Opinion
June 16, 2000.
Appeal from Judgment of Supreme Court, Monroe County, Affronti, J. — Matrimonial.
PRESENT: GREEN, J.P., HAYES, KEHOE AND LAWTON, JJ.
Judgment unanimously modified on the law and as modified affirmed without costs in accordance with the following Memorandum: Supreme Court properly denied defendant's cross motion to vacate the stipulation of the parties made in open court that resolved the issues of custody and child support and permitted each party to obtain a divorce on the ground of cruel and inhuman treatment. The record does not support the contention of defendant that she entered into the stipulation under duress.
The court did not err in failing to award child support retroactive to the date on which defendant filed a petition in Family Court seeking an order of protection. Defendant did not seek child support in that petition, and thus she was not entitled to child support prior to the commencement of this action ( see, Greene v. Greene, 90 A.D.2d 533). Because defendant stipulated during trial of the divorce action that the oldest child of the parties' marriage was emancipated, the court did not err in refusing to modify the judgment to provide child support for that child.

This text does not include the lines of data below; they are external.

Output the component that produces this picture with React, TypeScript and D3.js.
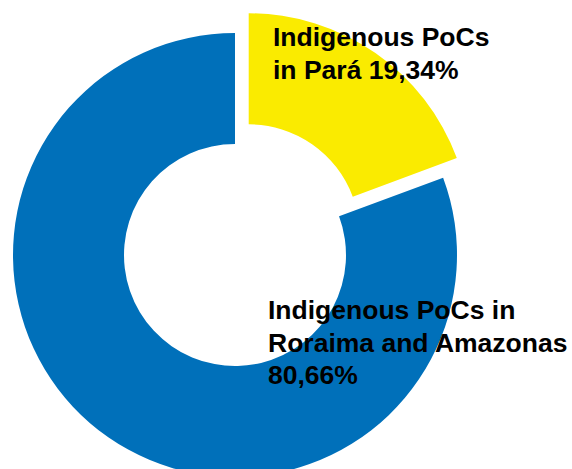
import React, { useEffect, useRef } from "react";
import * as d3 from "d3";

const width = 572;
const height = 469;
const center = { x: 235, y: 255 };
const outerRadius = 222;
const innerRadius = 111;
const explode = 24;

const regions = ["Pará", "Roraima and Amazonas"];
const shares = [19.34, 80.66];
const colors = ["#FAEB00", "#0070BA"];

// label lines and their anchor points (page coords)
const labelLines = [
  ["Indigenous PoCs", "in Pará 19,34%"],
  ["Indigenous PoCs in", "Roraima and Amazonas", "80,66%"],
];
const labelPos = [
  { x: 273, y: 46 },
  { x: 268, y: 319 },
];

export default function App() {
  const ref = useRef<SVGSVGElement | null>(null);

  useEffect(() => {
    const svg = d3.select(ref.current);
    svg.selectAll("*").remove();

    const data = regions.map((r, i) => ({ region: r, value: shares[i], color: colors[i] }));

    const pie = d3.pie<any>()
      .sort(null)
      .value((d) => d.value)
      .startAngle(0)
      .endAngle(2 * Math.PI);

    const arc = d3.arc<any>()
      .innerRadius(innerRadius)
      .outerRadius(outerRadius);

    const g = svg.append("g")
      .attr("transform", "translate(" + center.x + "," + center.y + ")");

    // the Pará slice is pulled out along its bisector
    g.selectAll("path")
      .data(pie(data))
      .enter().append("path")
      .attr("d", arc)
      .attr("fill", (d) => d.data.color)
      .attr("transform", (d, i) => {
        if (i !== 0) return null;
        const mid = (d.startAngle + d.endAngle) / 2;
        return "translate(" + Math.sin(mid) * explode + "," + -Math.cos(mid) * explode + ")";
      });

    labelLines.forEach((lines, i) => {
      const t = svg.append("text")
        .attr("x", labelPos[i].x)
        .attr("y", labelPos[i].y)
        .attr("font-family", "'Liberation Sans', Arial, sans-serif")
        .attr("font-weight", "bold")
        .attr("font-size", 26.5)
        .attr("fill", "#000");
      lines.forEach((line, j) => {
        t.append("tspan")
          .attr("x", labelPos[i].x)
          .attr("dy", j === 0 ? 0 : 32.5)
          .text(line);
      });
    });
  }, []);

  return (
    <svg
      ref={ref}
      width={width}
      height={height}
      style={{ position: "absolute", left: 0, top: 0 }}
    ></svg>
  );
}
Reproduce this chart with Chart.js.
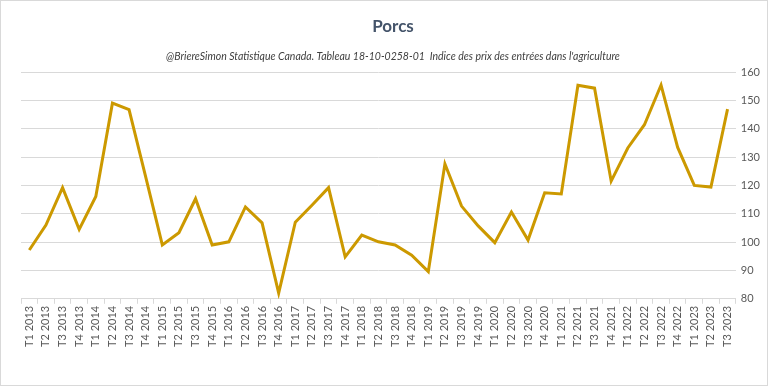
<!DOCTYPE html>
<html>
<head>
    <title>Porcs</title>
    <script src="https://cdn.jsdelivr.net/npm/chart.js"></script>
    <style>
        body { margin: 0; background: #fff; }
        .wrap { width: 768px; height: 386px; box-sizing: border-box; border: 1px solid #d9d9d9; }
        canvas { display: block; }
    </style>
</head>
<body>
    <div class="wrap">
        <canvas id="porcsChart" width="766" height="384"></canvas>
    </div>

    <script>
    const quarters = [
        'T1 2013', 'T2 2013', 'T3 2013', 'T4 2013',
        'T1 2014', 'T2 2014', 'T3 2014', 'T4 2014',
        'T1 2015', 'T2 2015', 'T3 2015', 'T4 2015',
        'T1 2016', 'T2 2016', 'T3 2016', 'T4 2016',
        'T1 2017', 'T2 2017', 'T3 2017', 'T4 2017',
        'T1 2018', 'T2 2018', 'T3 2018', 'T4 2018',
        'T1 2019', 'T2 2019', 'T3 2019', 'T4 2019',
        'T1 2020', 'T2 2020', 'T3 2020', 'T4 2020',
        'T1 2021', 'T2 2021', 'T3 2021', 'T4 2021',
        'T1 2022', 'T2 2022', 'T3 2022', 'T4 2022',
        'T1 2023', 'T2 2023', 'T3 2023'
    ];

    // indice des prix, porcs
    const indice = [
        97.2, 106.0, 119.2, 104.5,
        116.1, 149.0, 146.7, 123.0,
        99.0, 103.3, 115.3, 99.0,
        100.1, 112.4, 106.8, 82.0,
        107.0, 113.0, 119.2, 94.8,
        102.5, 100.1, 99.0, 95.4,
        89.6, 127.6, 112.7, 105.7,
        99.8, 110.6, 100.7, 117.4,
        117.0, 155.3, 154.3, 121.5,
        133.2, 141.4, 155.4, 133.4,
        120.0, 119.4, 146.9
    ];

    const yMin = 80;
    const yMax = 160;
    const yStep = 10;

    const font = 'Lato, "Open Sans", sans-serif';

    new Chart(document.getElementById('porcsChart'), {
        type: 'line',
        data: {
            labels: quarters,
            datasets: [{
                label: 'Porcs',
                data: indice,
                borderColor: '#cc9900',
                borderWidth: 3,
                pointRadius: 0,
                tension: 0,
                fill: false
            }]
        },
        options: {
            responsive: false,
            animation: false,
            layout: { padding: { left: 20, right: 2, top: 0, bottom: 36 } },
            plugins: {
                legend: { display: false },
                tooltip: { enabled: false },
                title: {
                    display: true,
                    text: 'Porcs',
                    color: '#44546a',
                    font: { family: font, size: 17, weight: 'bold' },
                    padding: { top: 15, bottom: 14 }
                },
                subtitle: {
                    display: true,
                    text: "@BriereSimon Statistique Canada. Tableau 18-10-0258-01  Indice des prix des entrées dans l'agriculture",
                    color: '#404040',
                    font: { family: font, size: 10.5, style: 'italic' },
                    padding: { bottom: 9 }
                }
            },
            scales: {
                x: {
                    offset: true,
                    grid: {
                        display: true,
                        drawOnChartArea: false,
                        offset: true,
                        tickLength: 5,
                        color: '#d9d9d9'
                    },
                    border: { color: '#d9d9d9' },
                    ticks: {
                        color: '#595959',
                        font: { family: font, size: 11 },
                        minRotation: 90,
                        maxRotation: 90,
                        autoSkip: false,
                        padding: 2
                    }
                },
                y: {
                    position: 'right',
                    min: yMin,
                    max: yMax,
                    grid: { color: '#d9d9d9', drawTicks: false },
                    border: { display: false },
                    ticks: {
                        stepSize: yStep,
                        color: '#595959',
                        font: { family: font, size: 11 },
                        padding: 5
                    }
                }
            }
        }
    });
    </script>
</body>
</html>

We also reject the contention of defendant that she is entitled to permanent, rather than durational, maintenance. "The amount and duration of maintenance are matters left to the sound discretion of the trial court" ( Wittig v. Wittig, 258 A.D.2d 883). The record supports the court's determination that defendant has the education and qualifications to enable her to become self-supporting within 18 months, and we perceive no basis to disturb the court's exercise of discretion in awarding durational maintenance for that limited period ( see, Zurek v. Zurek, 255 A.D.2d 922). However, because defendant's medical condition is likely to be permanent, the court should have directed plaintiff to continue to provide the same level of medical insurance coverage that he provided during the marriage to the extent such coverage is not provided by defendant's employer ( see, Fischer v. Fischer, 199 A.D.2d 1028). Thus, we modify the judgment accordingly.
We have reviewed defendant's remaining contentions and conclude that they lack merit.